:: Requirements ::
Only the lines from the one containing "Write a Python" through the one containing "plt.rcParams['font.family'] = ['Liberation" belong in the answer; copy them exactly and leave out pictures.

(Source code of charts)
┄┄┄┄┄┄

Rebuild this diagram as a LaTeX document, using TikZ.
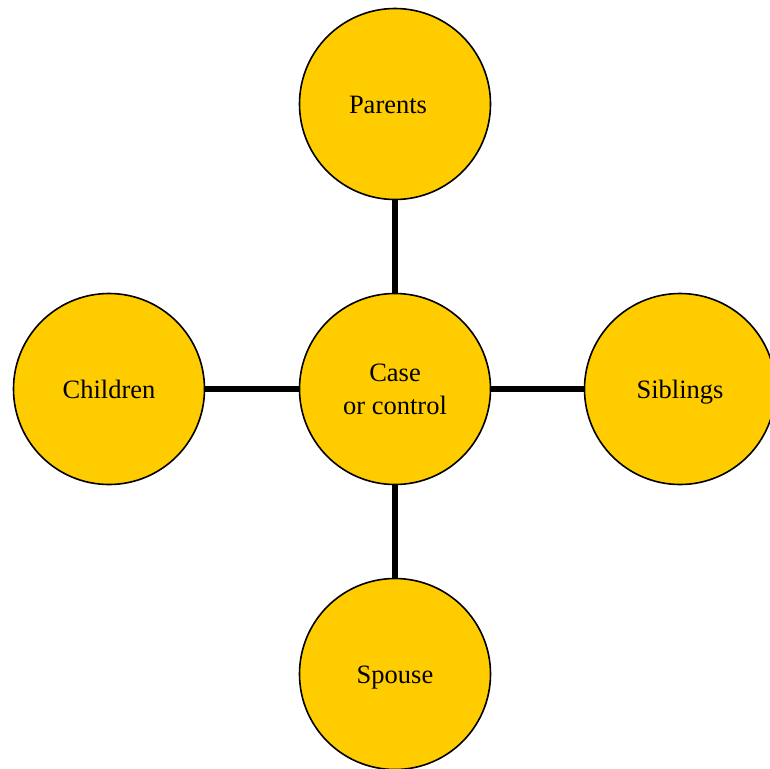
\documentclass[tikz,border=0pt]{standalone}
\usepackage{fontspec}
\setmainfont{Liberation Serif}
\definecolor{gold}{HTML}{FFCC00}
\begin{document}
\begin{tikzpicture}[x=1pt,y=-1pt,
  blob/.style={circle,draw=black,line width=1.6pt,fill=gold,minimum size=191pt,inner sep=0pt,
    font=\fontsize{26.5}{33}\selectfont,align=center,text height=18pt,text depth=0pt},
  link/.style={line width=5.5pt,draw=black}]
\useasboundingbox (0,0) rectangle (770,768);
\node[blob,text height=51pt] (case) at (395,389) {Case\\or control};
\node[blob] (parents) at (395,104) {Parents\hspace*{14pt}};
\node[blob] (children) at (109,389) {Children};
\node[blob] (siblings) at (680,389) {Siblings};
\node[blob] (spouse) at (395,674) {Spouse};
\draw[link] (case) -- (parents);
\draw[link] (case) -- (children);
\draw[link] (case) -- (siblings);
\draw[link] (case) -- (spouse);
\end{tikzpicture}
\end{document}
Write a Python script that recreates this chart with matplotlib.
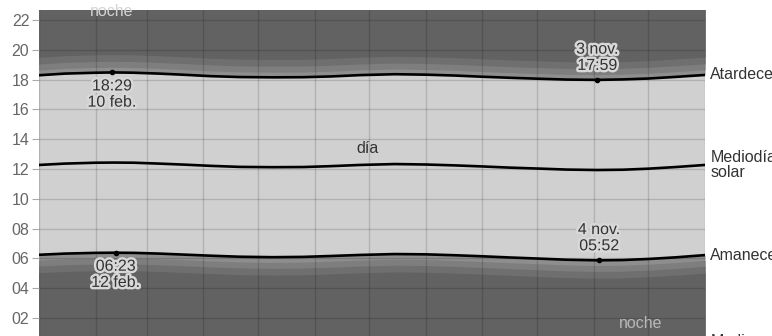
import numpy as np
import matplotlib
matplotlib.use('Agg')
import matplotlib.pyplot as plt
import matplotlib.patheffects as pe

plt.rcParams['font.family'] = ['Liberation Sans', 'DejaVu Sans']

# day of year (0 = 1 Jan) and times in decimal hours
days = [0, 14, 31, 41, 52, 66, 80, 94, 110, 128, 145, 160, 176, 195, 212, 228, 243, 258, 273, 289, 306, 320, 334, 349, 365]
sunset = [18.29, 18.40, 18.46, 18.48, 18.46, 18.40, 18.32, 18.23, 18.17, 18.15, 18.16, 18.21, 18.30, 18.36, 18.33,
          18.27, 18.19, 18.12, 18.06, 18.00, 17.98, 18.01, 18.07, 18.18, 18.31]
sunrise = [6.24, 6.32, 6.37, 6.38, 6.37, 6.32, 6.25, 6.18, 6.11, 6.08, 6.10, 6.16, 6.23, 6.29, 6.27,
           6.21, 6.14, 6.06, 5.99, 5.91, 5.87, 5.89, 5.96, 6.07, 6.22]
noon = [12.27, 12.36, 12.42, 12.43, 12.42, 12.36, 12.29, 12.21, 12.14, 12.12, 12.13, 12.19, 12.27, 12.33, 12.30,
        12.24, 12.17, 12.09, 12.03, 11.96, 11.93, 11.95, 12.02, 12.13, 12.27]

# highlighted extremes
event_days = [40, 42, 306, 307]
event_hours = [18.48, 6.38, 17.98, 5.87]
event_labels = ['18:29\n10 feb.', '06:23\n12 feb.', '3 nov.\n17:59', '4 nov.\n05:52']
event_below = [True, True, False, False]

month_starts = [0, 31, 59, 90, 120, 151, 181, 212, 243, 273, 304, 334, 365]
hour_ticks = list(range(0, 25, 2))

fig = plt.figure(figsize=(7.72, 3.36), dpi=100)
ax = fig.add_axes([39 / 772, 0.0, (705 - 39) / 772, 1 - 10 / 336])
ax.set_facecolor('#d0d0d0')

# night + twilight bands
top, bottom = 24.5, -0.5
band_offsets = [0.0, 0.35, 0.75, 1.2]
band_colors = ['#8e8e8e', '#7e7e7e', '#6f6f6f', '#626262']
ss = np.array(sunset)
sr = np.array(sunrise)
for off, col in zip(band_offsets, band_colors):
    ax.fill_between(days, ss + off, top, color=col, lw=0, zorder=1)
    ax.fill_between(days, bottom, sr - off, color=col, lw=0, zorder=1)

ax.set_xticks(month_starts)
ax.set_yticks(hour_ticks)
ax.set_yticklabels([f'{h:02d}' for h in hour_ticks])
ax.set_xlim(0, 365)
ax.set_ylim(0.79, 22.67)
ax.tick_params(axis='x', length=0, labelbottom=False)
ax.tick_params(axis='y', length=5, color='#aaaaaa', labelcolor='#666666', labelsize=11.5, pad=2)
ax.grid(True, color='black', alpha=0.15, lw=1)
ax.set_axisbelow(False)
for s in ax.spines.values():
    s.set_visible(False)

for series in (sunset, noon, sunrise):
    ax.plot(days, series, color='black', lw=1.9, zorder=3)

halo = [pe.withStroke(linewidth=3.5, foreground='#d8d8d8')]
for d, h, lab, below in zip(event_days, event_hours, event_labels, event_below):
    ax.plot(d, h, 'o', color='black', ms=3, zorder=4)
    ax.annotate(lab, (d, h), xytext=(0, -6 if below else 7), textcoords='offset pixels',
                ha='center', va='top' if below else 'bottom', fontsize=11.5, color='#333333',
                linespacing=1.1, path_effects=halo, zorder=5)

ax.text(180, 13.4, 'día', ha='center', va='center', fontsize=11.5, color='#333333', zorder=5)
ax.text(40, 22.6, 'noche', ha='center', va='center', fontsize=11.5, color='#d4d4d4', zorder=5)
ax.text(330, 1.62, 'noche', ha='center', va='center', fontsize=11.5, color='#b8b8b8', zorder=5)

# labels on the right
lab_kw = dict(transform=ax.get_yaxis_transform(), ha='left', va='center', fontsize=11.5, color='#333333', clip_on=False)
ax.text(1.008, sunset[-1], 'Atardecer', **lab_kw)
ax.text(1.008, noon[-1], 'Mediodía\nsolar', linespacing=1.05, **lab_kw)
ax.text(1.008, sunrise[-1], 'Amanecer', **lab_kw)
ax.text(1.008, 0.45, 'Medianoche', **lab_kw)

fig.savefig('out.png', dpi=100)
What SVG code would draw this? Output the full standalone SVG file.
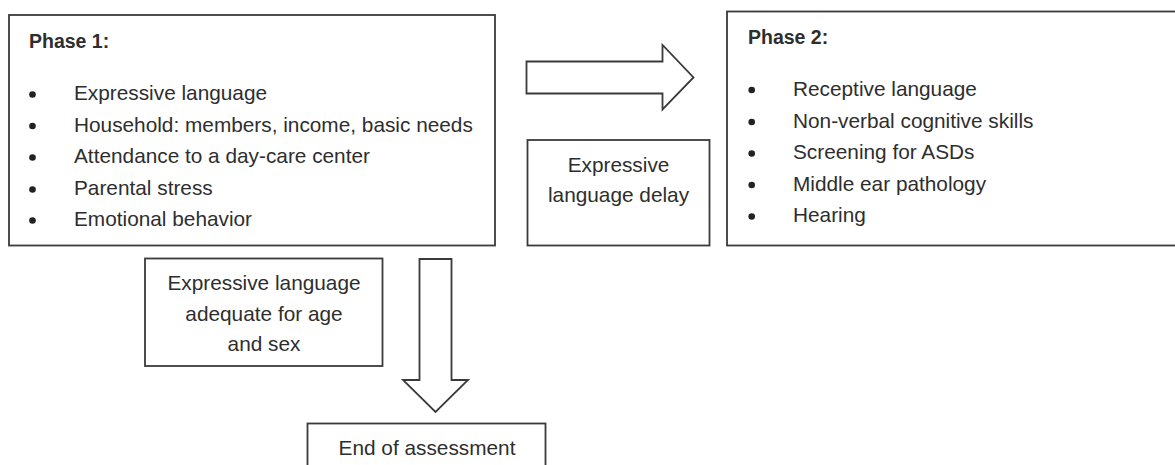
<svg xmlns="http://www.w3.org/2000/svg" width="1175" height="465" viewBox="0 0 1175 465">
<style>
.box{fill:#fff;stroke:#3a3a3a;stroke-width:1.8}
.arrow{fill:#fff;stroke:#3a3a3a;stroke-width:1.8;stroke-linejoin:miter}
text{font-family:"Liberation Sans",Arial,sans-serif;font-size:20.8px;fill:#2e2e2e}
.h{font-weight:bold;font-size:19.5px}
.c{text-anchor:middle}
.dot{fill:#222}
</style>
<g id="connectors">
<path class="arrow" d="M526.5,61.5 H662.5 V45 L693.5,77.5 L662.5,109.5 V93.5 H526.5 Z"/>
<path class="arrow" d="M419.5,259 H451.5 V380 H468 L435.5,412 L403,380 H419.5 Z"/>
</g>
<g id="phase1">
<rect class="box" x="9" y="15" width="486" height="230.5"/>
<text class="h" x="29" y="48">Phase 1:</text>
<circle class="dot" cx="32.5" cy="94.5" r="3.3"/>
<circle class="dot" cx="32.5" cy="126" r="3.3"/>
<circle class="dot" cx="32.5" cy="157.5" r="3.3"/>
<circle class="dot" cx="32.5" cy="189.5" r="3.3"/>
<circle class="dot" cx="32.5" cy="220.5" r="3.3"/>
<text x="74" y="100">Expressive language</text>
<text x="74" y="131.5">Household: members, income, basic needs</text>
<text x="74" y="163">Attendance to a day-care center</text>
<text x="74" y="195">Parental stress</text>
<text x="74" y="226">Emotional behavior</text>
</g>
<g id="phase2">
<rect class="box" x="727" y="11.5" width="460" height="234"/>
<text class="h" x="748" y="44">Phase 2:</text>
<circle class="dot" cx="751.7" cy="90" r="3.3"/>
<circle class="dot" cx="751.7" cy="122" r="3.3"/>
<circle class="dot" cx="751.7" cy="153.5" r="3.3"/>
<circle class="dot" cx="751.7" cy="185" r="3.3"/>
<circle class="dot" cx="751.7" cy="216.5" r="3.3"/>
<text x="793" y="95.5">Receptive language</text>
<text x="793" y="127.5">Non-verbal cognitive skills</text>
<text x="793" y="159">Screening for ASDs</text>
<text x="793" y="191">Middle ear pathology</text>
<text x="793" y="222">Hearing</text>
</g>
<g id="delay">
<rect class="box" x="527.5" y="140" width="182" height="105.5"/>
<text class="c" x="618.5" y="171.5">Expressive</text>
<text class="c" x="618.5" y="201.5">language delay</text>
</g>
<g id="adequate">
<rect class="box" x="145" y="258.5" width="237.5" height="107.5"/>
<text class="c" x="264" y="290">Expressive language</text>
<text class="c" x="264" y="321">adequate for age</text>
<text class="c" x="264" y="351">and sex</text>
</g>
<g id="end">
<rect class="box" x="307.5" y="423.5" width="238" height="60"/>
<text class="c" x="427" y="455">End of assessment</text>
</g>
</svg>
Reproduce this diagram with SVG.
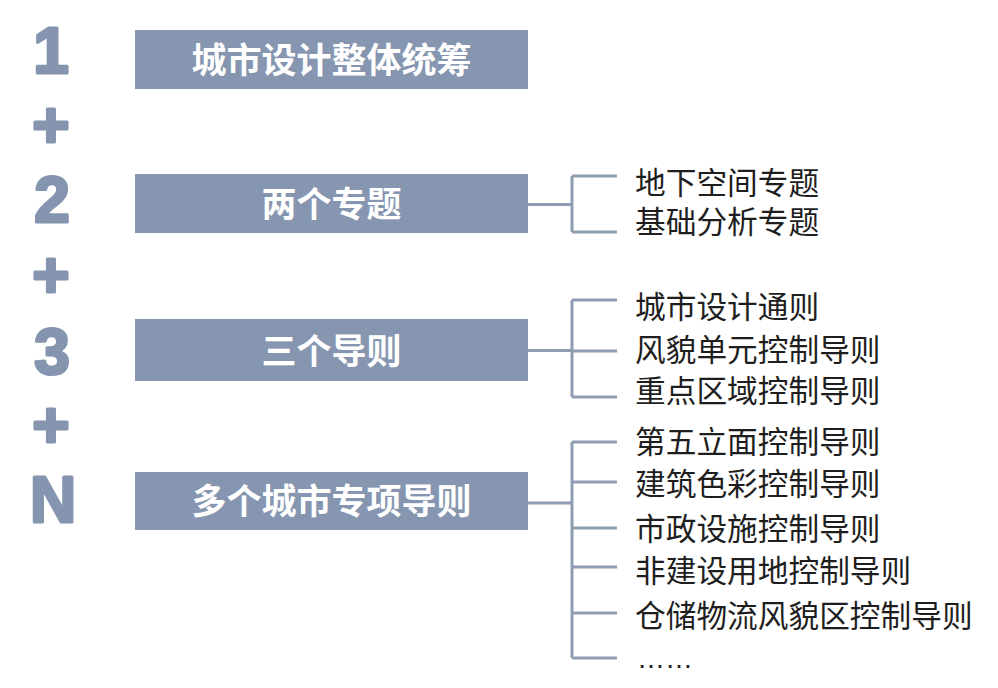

┄┄┄┄┄┄

:: Result of this task ::
Write a Python script that recreates this chart with matplotlib.
import numpy as np
import matplotlib
matplotlib.use('Agg')
import matplotlib.pyplot as plt
import matplotlib.patheffects as pe

plt.rcParams['font.family'] = ['Liberation Sans', 'DejaVu Sans']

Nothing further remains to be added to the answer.